From a governance perspective, inventory adjustments deserve particular attention. Shrink, damage, returns, and write-offs can materially affect margin and financial reporting. ERP automation should therefore include approval thresholds, reason codes, user accountability, and exception reporting. This is not only a finance requirement. It is essential for identifying process breakdowns in stores, suppliers, and distribution flows.
Executive guidance for scaling retail ERP automation
For CIOs, COOs, and retail operations leaders, the most effective ERP automation programs start with a narrow operational thesis: standardize the workflows that most directly affect inventory accuracy, store execution, and reporting credibility. Trying to automate every process at once usually increases project complexity without improving adoption. A phased model is more realistic.
A common sequence begins with inventory foundations such as receiving, transfers, cycle counts, and stock visibility. The next phase adds replenishment, markdown governance, and store task management. Later phases can extend into supplier collaboration, advanced analytics, AI-supported forecasting, and vertical SaaS integrations for planning or omnichannel orchestration. Each phase should produce measurable operational outcomes, not just system go-live milestones.

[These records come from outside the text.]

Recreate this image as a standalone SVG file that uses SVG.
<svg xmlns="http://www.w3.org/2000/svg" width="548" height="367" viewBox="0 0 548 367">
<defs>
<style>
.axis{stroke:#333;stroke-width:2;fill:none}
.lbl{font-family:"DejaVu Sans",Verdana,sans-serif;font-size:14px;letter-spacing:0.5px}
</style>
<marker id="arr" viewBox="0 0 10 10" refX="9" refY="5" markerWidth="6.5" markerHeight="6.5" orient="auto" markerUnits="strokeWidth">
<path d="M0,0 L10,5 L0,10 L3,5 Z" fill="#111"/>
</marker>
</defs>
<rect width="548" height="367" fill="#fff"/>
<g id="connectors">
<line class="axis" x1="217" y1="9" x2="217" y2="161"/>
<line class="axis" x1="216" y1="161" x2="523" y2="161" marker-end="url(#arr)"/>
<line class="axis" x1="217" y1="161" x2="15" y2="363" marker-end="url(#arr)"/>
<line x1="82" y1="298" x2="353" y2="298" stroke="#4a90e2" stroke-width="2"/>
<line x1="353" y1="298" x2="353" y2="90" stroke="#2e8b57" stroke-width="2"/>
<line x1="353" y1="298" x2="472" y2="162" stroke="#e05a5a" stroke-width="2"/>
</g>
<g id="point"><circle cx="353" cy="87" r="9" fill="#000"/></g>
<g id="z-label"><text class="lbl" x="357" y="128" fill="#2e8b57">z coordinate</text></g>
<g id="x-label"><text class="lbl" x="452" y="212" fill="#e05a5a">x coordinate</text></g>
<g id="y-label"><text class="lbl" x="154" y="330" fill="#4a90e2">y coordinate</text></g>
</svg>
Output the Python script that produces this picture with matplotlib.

Executives should also define what standardization means in measurable terms. Examples include receipt posting within a target time window, cycle count completion rates, transfer confirmation compliance, reduction in negative inventory, improved on-shelf availability, and faster close cycles. These metrics create accountability across stores and functions while helping leadership distinguish process issues from technology issues.
- Prioritize workflows with direct impact on inventory accuracy and customer availability
- Use exception-based automation rather than forcing full automation where local judgment is still needed
- Treat reporting design as part of workflow design, not a downstream analytics task
- Maintain ERP as the governed operational core even when adding retail vertical SaaS tools
- Build executive dashboards around compliance, inventory health, and execution consistency
- Review store adoption using operational metrics, not only training completion or login activity
Retail ERP automation is most valuable when it creates a repeatable operating model across stores without ignoring real-world execution constraints. Standardized workflows, governed inventory transactions, and timely reporting give retailers a stronger base for replenishment, margin control, and scalable growth. The technology matters, but the durable advantage comes from disciplined process design and operational visibility.